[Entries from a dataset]
************
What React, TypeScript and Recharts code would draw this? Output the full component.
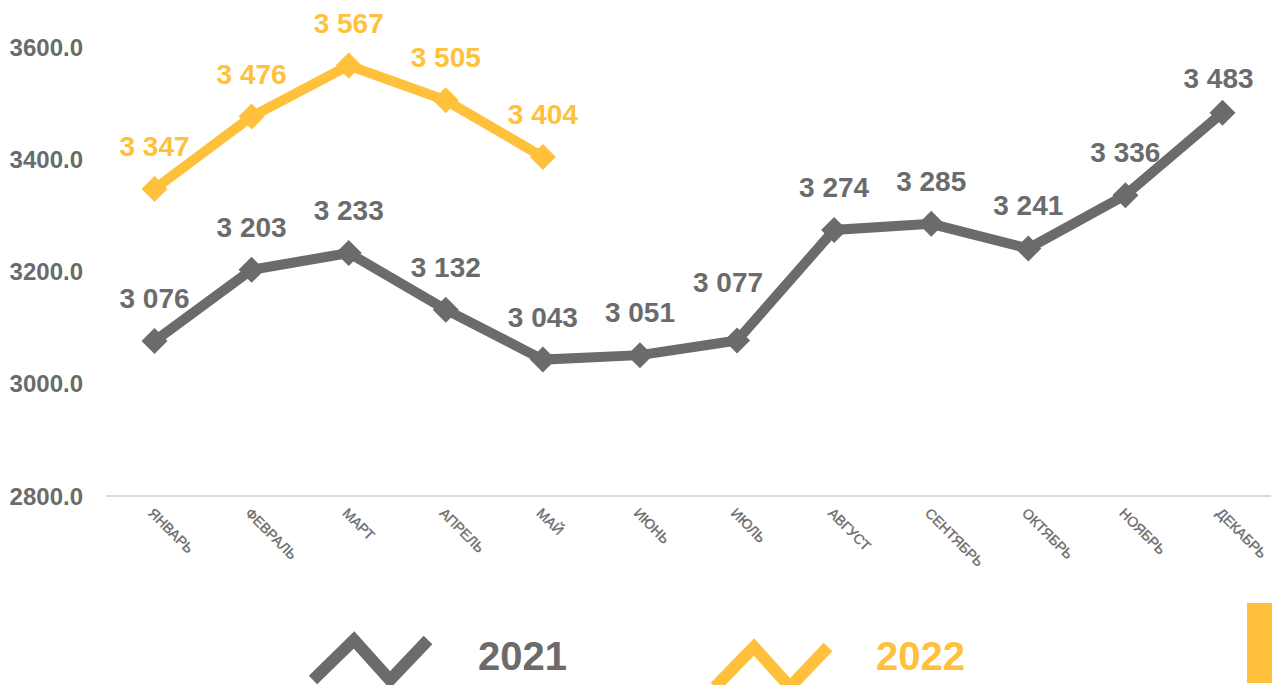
import { LineChart, Line, XAxis, YAxis } from "recharts"

const months = [
    "ЯНВАРЬ", "ФЕВРАЛЬ", "МАРТ", "АПРЕЛЬ", "МАЙ", "ИЮНЬ",
    "ИЮЛЬ", "АВГУСТ", "СЕНТЯБРЬ", "ОКТЯБРЬ", "НОЯБРЬ", "ДЕКАБРЬ",
]

const values2021 = [3076, 3203, 3233, 3132, 3043, 3051, 3077, 3274, 3285, 3241, 3336, 3483]
const values2022 = [3347, 3476, 3567, 3505, 3404]

const yTicks = [2800, 3000, 3200, 3400, 3600]

const GRAY = "#6b6b6b"
const YELLOW = "#ffc13b"
const FONT = "'Liberation Sans', Arial, sans-serif"

// label nudges (dx, dy) where the original moved a label off the line
const labelShift2021: Record<number, [number, number]> = { 6: [-9, -16], 11: [-4, 8] }
const labelShift2022: Record<number, [number, number]> = {}

const data = months.map((m, i) => ({
    month: m,
    y2021: values2021[i],
    y2022: i < values2022.length ? values2022[i] : null,
}))

const fmt = (v: number) => {
    const s = String(v)
    return s.slice(0, s.length - 3) + " " + s.slice(-3)
}

const makeDot = (color: string) => (props: any) => {
    const { cx, cy, index } = props
    if (cx == null || cy == null) return <g key={index} />
    const r = 13
    return (
        <path
            key={index}
            d={`M${cx},${cy - r} L${cx + r},${cy} L${cx},${cy + r} L${cx - r},${cy} Z`}
            fill={color}
        />
    )
}

const makeLabel = (color: string, shifts: Record<number, [number, number]>) => (props: any) => {
    const { x, y, value, index } = props
    if (value == null) return <g key={index} />
    const [dx, dy] = shifts[index] || [0, 0]
    return (
        <text
            key={index}
            x={x + dx}
            y={y - 33 + dy}
            textAnchor="middle"
            fill={color}
            fontSize={28}
            fontWeight="bold"
            fontFamily={FONT}
        >
            {fmt(value)}
        </text>
    )
}

const MonthTick = (props: any) => {
    const { x, y, payload } = props
    return (
        <g transform={`translate(${x - 7},${y + 10})`}>
            <text
                x={0}
                y={0}
                transform="rotate(45)"
                textAnchor="start"
                fill={GRAY}
                stroke={GRAY}
                strokeWidth={0.35}
                fontSize={14}
                fontFamily={FONT}
            >
                {payload.value}
            </text>
        </g>
    )
}

export default function App() {

    return (

        <div style={{ position: "absolute", left: 0, top: 0, width: 1272, height: 685, background: "#fff", overflow: "hidden" }}>

            <LineChart
                width={1272}
                height={685}
                data={data}
                margin={{ top: 47, right: 1, left: 0, bottom: 0 }}
            >

                <XAxis
                    dataKey="month"
                    interval={0}
                    height={189}
                    padding={{ left: 48.5, right: 48.5 }}
                    axisLine={{ stroke: "#d9d9d9", strokeWidth: 2 }}
                    tickLine={false}
                    tick={<MonthTick />}
                />

                <YAxis
                    width={106}
                    domain={[2800, 3600]}
                    ticks={yTicks}
                    axisLine={false}
                    tickLine={false}
                    tickMargin={17}
                    tickFormatter={(v: number) => v.toFixed(1)}
                    tick={{ fill: GRAY, fontSize: 24, fontWeight: "bold", fontFamily: FONT }}
                />

                <Line
                    dataKey="y2021"
                    stroke={GRAY}
                    strokeWidth={10}
                    strokeLinejoin="miter"
                    dot={makeDot(GRAY)}
                    activeDot={false}
                    label={makeLabel(GRAY, labelShift2021)}
                    isAnimationActive={false}
                />

                <Line
                    dataKey="y2022"
                    stroke={YELLOW}
                    strokeWidth={10}
                    strokeLinejoin="miter"
                    dot={makeDot(YELLOW)}
                    activeDot={false}
                    label={makeLabel(YELLOW, labelShift2022)}
                    isAnimationActive={false}
                />

            </LineChart>

            <svg width={1272} height={95} style={{ position: "absolute", left: 0, top: 590 }}>

                <polyline points="313,90 354,50 390,90 428,50" fill="none" stroke={GRAY} strokeWidth={12} />
                <text x={478} y={80} fill={GRAY} fontSize={40} fontWeight="bold" fontFamily={FONT}>2021</text>

                <polyline points="715,97 754,57 790,97 828,57" fill="none" stroke={YELLOW} strokeWidth={12} />
                <text x={876} y={80} fill={YELLOW} fontSize={40} fontWeight="bold" fontFamily={FONT}>2022</text>

                <rect x={1247} y={13} width={25} height={80} fill={YELLOW} />

            </svg>

        </div>

    )

}
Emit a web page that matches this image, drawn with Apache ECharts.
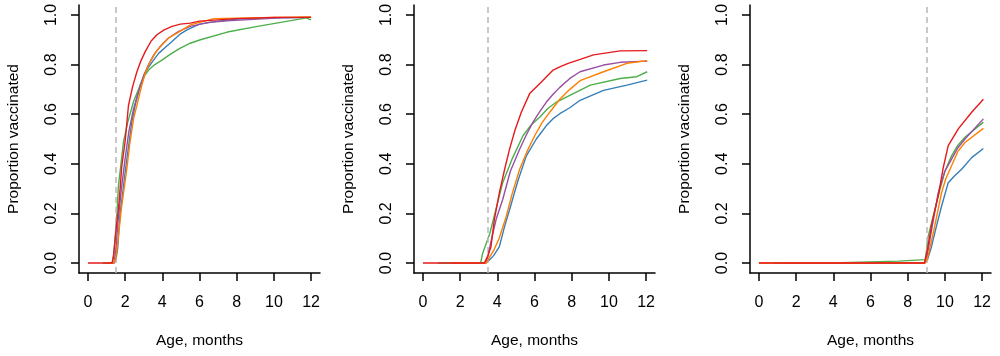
<!DOCTYPE html>
<html>
<head>
<meta charset="utf-8">
<script src="https://cdn.jsdelivr.net/npm/echarts@6/dist/echarts.min.js"></script>
<style>
html,body{margin:0;padding:0;background:#fff;}
#chart{width:1000px;height:356px;}
</style>
</head>
<body>
<div id="chart"></div>
<script>
// ---- Data ----
const xTicks = [0, 2, 4, 6, 8, 10, 12];
const yTicks = [0, 0.2, 0.4, 0.6, 0.8, 1.0];
const thresholds = [1.5, 3.5, 9];
const groupNames = ['Blue', 'Green', 'Purple', 'Orange', 'Red'];
const groupColors = ['#377EB8', '#4DAF4A', '#984EA3', '#FF7F00', '#E41A1C'];

// Panel 1
const p1Blue   = [[1.2,0],[1.4,0],[1.5,0.01],[1.6,0.06],[1.73,0.2],[1.85,0.27],[2.0,0.365],[2.15,0.45],[2.36,0.568],[2.55,0.64],[2.81,0.717],[3.05,0.765],[3.26,0.79],[3.5,0.815],[3.8,0.845],[4.2,0.872],[4.52,0.893],[5.0,0.925],[5.33,0.94],[6,0.963],[7,0.975],[8,0.983],[10,0.988],[12,0.99]];
const p1Green  = [[0.8,0],[1.3,0],[1.4,0.04],[1.55,0.19],[1.64,0.31],[1.91,0.487],[2.15,0.57],[2.45,0.65],[2.81,0.717],[3.05,0.755],[3.26,0.778],[3.6,0.8],[3.98,0.818],[4.4,0.84],[4.97,0.866],[5.5,0.886],[6.05,0.9],[7.5,0.931],[9.12,0.954],[10.92,0.977],[11.73,0.988],[12,0.98]];
const p1Purple = [[1.2,0],[1.4,0],[1.5,0.05],[1.62,0.17],[1.8,0.3],[2.0,0.42],[2.2,0.53],[2.45,0.62],[2.72,0.69],[3.0,0.755],[3.26,0.8],[3.55,0.84],[3.89,0.873],[4.3,0.905],[4.88,0.934],[5.5,0.954],[6.5,0.97],[7.68,0.977],[10.38,0.988],[12,0.99]];
const p1Orange = [[0.9,0],[1.4,0],[1.5,0.02],[1.6,0.08],[1.8,0.22],[2.09,0.378],[2.25,0.48],[2.45,0.58],[2.9,0.717],[3.1,0.77],[3.35,0.812],[3.65,0.85],[3.98,0.88],[4.35,0.908],[4.79,0.927],[5.51,0.96],[6.77,0.985],[8,0.987],[10,0.99],[12,0.992]];
const p1Red    = [[0,0],[1.3,0],[1.37,0.025],[1.55,0.16],[1.64,0.215],[1.73,0.3],[1.82,0.39],[2.0,0.49],[2.18,0.635],[2.4,0.71],[2.63,0.77],[2.85,0.815],[3.08,0.852],[3.4,0.895],[3.71,0.92],[4.1,0.94],[4.52,0.954],[4.97,0.963],[5.51,0.967],[6,0.975],[8,0.985],[10,0.99],[12,0.99]];

// Panel 2
const p2Blue   = [[1.5,0],[3.4,0],[3.55,0.01],[3.8,0.03],[4.11,0.066],[4.4,0.15],[4.66,0.215],[5.1,0.33],[5.56,0.432],[6.1,0.5],[6.64,0.554],[7.0,0.582],[7.36,0.602],[7.9,0.626],[8.45,0.656],[9.71,0.696],[10.97,0.717],[12.06,0.737]];
const p2Green  = [[0.8,0],[1.5,0],[3.1,0],[3.21,0.039],[3.6,0.12],[4.29,0.324],[4.8,0.42],[5.38,0.513],[5.8,0.555],[6.28,0.588],[6.7,0.622],[7.18,0.649],[7.9,0.676],[9.0,0.717],[10.61,0.744],[11.5,0.751],[12.06,0.771]];
const p2Purple = [[1.5,0],[3.35,0],[3.5,0.03],[3.7,0.1],[3.95,0.18],[4.29,0.256],[4.7,0.37],[5.2,0.459],[5.55,0.515],[5.92,0.568],[6.3,0.612],[6.64,0.649],[7.0,0.68],[7.36,0.708],[7.9,0.744],[8.45,0.771],[9.71,0.798],[10.61,0.809],[12.06,0.814]];
const p2Orange = [[1.5,0],[3.4,0],[3.55,0.02],[3.8,0.05],[4.1,0.1],[4.48,0.188],[4.8,0.28],[5.2,0.378],[5.6,0.45],[6.01,0.513],[6.4,0.565],[6.82,0.608],[7.36,0.66],[7.9,0.7],[8.45,0.735],[9.71,0.771],[10.97,0.805],[12.06,0.816]];
const p2Red    = [[0,0],[1.5,0],[3.3,0],[3.5,0.03],[3.66,0.066],[3.84,0.175],[4.11,0.283],[4.4,0.38],[4.66,0.459],[4.95,0.535],[5.29,0.608],[5.74,0.683],[6.37,0.73],[7.0,0.778],[7.36,0.791],[7.81,0.805],[8.5,0.822],[9.17,0.839],[10.61,0.855],[12.06,0.856]];

// Panel 3
const p3Blue   = [[1.5,0],[8.9,0],[9.05,0.01],[9.28,0.066],[9.55,0.15],[9.82,0.229],[10.18,0.324],[10.5,0.35],[10.9,0.378],[11.44,0.425],[12.07,0.462]];
const p3Green  = [[0.8,0],[3.9,0],[4.0,0.005],[7.5,0.008],[7.6,0.012],[8.95,0.014],[9.1,0.107],[9.64,0.27],[10.0,0.37],[10.36,0.432],[10.7,0.475],[11.08,0.507],[12.07,0.568]];
const p3Purple = [[1.5,0],[8.9,0],[9.05,0.03],[9.3,0.14],[9.64,0.283],[10.0,0.37],[10.36,0.419],[10.7,0.465],[11.08,0.5],[12.07,0.581]];
const p3Orange = [[0,0],[8.95,0],[9.1,0.03],[9.4,0.13],[9.82,0.283],[10.05,0.34],[10.36,0.392],[10.7,0.45],[11.08,0.486],[12.07,0.543]];
const p3Red    = [[0,0],[8.9,0],[9.05,0.05],[9.3,0.16],[9.64,0.27],[9.9,0.38],[10.18,0.473],[10.72,0.541],[11.44,0.608],[12.07,0.66]];

const panels = [
  [p1Blue, p1Green, p1Purple, p1Orange, p1Red],
  [p2Blue, p2Green, p2Purple, p2Orange, p2Red],
  [p3Blue, p3Green, p3Purple, p3Orange, p3Red]
];

// ---- Layout ----
const gridLefts = [79, 414, 750];
const gridWidth = 241;
const FONT = 'Liberation Sans, Arial, sans-serif';

const grids = [], xAxes = [], yAxes = [], series = [];
panels.forEach((panel, i) => {
  grids.push({left: gridLefts[i], top: 5, width: gridWidth, height: 268});
  xAxes.push({
    type: 'value', gridIndex: i, min: -0.48, max: 12.48,
    name: 'Age, months', nameLocation: 'middle', nameGap: 60,
    nameTextStyle: {color: '#000', fontSize: 15.5, fontFamily: FONT},
    axisLine: {show: true, onZero: false, lineStyle: {color: '#000', width: 1.5}},
    axisTick: {show: true, inside: false, length: 8, customValues: xTicks, lineStyle: {color: '#000', width: 1.5}},
    axisLabel: {show: true, customValues: xTicks, margin: 22, color: '#000', fontSize: 16, fontFamily: FONT},
    splitLine: {show: false}
  });
  yAxes.push({
    type: 'value', gridIndex: i, min: -0.04, max: 1.04,
    name: 'Proportion vaccinated', nameLocation: 'middle', nameGap: 57, nameRotate: 90,
    nameTextStyle: {color: '#000', fontSize: 15.5, fontFamily: FONT},
    axisLine: {show: true, onZero: false, lineStyle: {color: '#000', width: 1.5}},
    axisTick: {show: true, inside: false, length: 8, customValues: yTicks, lineStyle: {color: '#000', width: 1.5}},
    axisLabel: {show: true, customValues: yTicks, rotate: 90, margin: 19, color: '#000', fontSize: 16, fontFamily: FONT,
      formatter: v => Number(v).toFixed(1)},
    splitLine: {show: false}
  });
  panel.forEach((data, k) => {
    const s = {
      type: 'line', name: groupNames[k], xAxisIndex: i, yAxisIndex: i,
      data: data, showSymbol: false, symbol: 'none', silent: true,
      lineStyle: {color: groupColors[k], width: 1.4},
      itemStyle: {color: groupColors[k]},
      z: 3 + k
    };
    if (k === 0) {
      s.markLine = {
        silent: true, symbol: 'none', label: {show: false},
        lineStyle: {color: '#b8b8b8', type: [6, 4], width: 1.5},
        data: [{xAxis: thresholds[i]}]
      };
    }
    series.push(s);
  });
});

const chart = echarts.init(document.getElementById('chart'), null, {renderer: 'canvas'});
chart.setOption({
  animation: false,
  backgroundColor: '#fff',
  grid: grids, xAxis: xAxes, yAxis: yAxes, series: series
});
</script>
</body>
</html>
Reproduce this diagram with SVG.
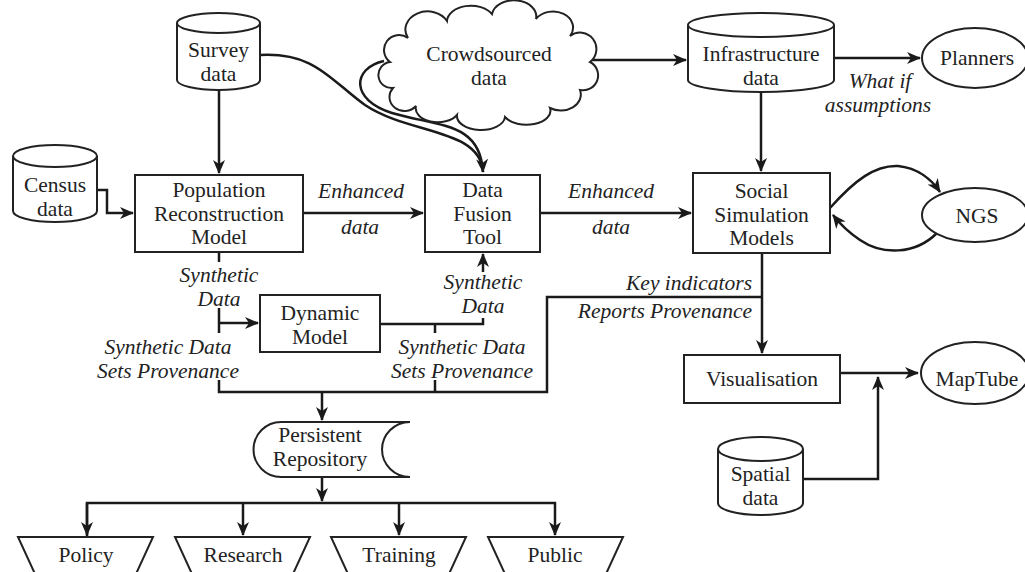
************
What you are asked to do —
Begin with the line that contains "Emit a web page", end with the line that contains "['#377EB8', '#4DAF4A', '#984EA3', '#FF7F00', '#E41A1C'];", and set down every line in that range exactly as it stands, minus the pictures.

Exercise response —
Emit a web page that matches this image, drawn with Apache ECharts.
<!DOCTYPE html>
<html>
<head>
<meta charset="utf-8">
<script src="https://cdn.jsdelivr.net/npm/echarts@6/dist/echarts.min.js"></script>
<style>
html,body{margin:0;padding:0;background:#fff;}
#chart{width:1000px;height:356px;}
</style>
</head>
<body>
<div id="chart"></div>
<script>
// ---- Data ----
const xTicks = [0, 2, 4, 6, 8, 10, 12];
const yTicks = [0, 0.2, 0.4, 0.6, 0.8, 1.0];
const thresholds = [1.5, 3.5, 9];
const groupNames = ['Blue', 'Green', 'Purple', 'Orange', 'Red'];
const groupColors = ['#377EB8', '#4DAF4A', '#984EA3', '#FF7F00', '#E41A1C'];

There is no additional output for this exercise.